Oleh Prof. Dr. Zakiyuddin Baidhawy, M.Ag.
Kehidupan rohani atau spiritualitas adalah semacam fitrah bawaan. Dan kecenderungan manusia terhadap hal-hal nonmaterial seperti pengetahuan, kebijaksanaan, kebenaran moral, keindahan dan kesucian dan ibadah.
Inilah yang membedakan antara manusia dan makhluk lainnya. Demikian menurut intelektual muslim Iran, Mutahhari. Menurut pemikiran Islam, keunggulan rohani/spiritual bagi manusia hanya mungkin dengan mendekati Tuhan. Indikasi umum kesehatan rohani/spiritual meliputi perasaan positif dan negatif, ibadah, etika, perasaan didukung oleh dan terhubung dengan kekuatan ilahi.
Kemurnian dan kesucian makanan adalah salah satu prosedur kerja yang wajib terpenuhi dalam memberikan nutrisi rohani. Dalam Al-Qur’an, Tuhan sangat menekankan pentingnya kemurnian makanan (halal thayyibah, Al-Baqarah: 168). Istilah thayyibah berasal dari kata tuba yang berarti baik, enak, manis, murni, bersih dan tidak tercemar oleh hal-hal yang keji.
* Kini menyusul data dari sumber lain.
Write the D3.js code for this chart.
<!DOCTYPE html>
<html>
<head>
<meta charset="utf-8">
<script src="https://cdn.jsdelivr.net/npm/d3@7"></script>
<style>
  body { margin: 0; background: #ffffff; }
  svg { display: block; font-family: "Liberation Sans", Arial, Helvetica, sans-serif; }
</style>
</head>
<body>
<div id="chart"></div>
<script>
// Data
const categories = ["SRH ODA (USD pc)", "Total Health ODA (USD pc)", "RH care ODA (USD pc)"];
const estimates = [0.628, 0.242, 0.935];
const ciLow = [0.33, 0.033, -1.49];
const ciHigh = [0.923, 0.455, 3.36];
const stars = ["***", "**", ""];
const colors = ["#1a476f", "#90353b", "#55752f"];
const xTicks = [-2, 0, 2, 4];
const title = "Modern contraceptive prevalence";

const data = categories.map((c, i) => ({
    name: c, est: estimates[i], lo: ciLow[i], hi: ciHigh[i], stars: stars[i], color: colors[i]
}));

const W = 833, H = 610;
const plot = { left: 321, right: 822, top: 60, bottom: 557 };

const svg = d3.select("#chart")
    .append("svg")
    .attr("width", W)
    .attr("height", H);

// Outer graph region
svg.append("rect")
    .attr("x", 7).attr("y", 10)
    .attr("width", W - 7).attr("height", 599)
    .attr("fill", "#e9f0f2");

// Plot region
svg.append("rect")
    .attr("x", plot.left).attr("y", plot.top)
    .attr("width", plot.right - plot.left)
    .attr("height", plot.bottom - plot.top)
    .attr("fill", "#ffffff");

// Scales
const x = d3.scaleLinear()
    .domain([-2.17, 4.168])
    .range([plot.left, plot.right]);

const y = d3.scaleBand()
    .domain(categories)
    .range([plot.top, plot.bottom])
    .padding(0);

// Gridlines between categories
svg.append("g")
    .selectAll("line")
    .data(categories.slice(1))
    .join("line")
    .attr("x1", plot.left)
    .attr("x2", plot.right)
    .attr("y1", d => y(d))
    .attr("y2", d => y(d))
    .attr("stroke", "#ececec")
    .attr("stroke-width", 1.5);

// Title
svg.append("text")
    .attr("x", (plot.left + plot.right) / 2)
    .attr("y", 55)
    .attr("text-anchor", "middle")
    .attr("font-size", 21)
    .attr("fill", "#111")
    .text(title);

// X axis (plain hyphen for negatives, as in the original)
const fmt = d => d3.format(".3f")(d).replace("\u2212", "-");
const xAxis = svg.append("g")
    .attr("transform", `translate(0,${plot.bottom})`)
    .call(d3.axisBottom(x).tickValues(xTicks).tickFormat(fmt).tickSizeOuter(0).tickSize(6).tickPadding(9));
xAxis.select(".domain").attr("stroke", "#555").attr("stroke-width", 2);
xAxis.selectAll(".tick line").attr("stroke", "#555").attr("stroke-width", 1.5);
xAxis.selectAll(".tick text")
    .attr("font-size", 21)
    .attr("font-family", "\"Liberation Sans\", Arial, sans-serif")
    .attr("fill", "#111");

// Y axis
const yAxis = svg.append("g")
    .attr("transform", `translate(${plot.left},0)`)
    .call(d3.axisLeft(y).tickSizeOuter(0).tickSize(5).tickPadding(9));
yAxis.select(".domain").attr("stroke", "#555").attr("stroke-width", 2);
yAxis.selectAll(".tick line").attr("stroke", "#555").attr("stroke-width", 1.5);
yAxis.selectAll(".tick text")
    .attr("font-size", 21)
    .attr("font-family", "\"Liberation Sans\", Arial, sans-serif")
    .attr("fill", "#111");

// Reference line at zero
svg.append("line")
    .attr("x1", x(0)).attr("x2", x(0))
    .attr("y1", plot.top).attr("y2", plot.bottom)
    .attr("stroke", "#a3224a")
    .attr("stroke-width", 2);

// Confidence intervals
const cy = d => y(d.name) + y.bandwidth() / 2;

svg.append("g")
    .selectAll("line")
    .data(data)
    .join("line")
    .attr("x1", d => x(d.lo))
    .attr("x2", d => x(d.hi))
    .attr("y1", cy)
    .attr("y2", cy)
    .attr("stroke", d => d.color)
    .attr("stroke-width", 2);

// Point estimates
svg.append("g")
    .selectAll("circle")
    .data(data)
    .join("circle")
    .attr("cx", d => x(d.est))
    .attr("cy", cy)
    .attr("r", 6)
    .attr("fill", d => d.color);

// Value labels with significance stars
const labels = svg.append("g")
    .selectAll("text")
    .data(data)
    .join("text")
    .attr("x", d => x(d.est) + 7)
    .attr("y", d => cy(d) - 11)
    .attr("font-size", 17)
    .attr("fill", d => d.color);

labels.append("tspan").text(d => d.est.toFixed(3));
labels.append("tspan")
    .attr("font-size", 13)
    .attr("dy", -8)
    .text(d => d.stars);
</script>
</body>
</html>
Makanan yang murni disebut makanan yang diinginkan oleh fitrah manusia yang sehat. Kebalikannya adalah najis, keadaan yang membenci fitrah manusia. Murni berarti membersihkan barang dari hal-hal yang najis. Jadi makanan yang bersih adalah makanan yang berasal dari bahan yang bersih dan tidak terkontaminasi, sehingga selain menghilangkan rasa lapar juga menjaga kesehatan manusia.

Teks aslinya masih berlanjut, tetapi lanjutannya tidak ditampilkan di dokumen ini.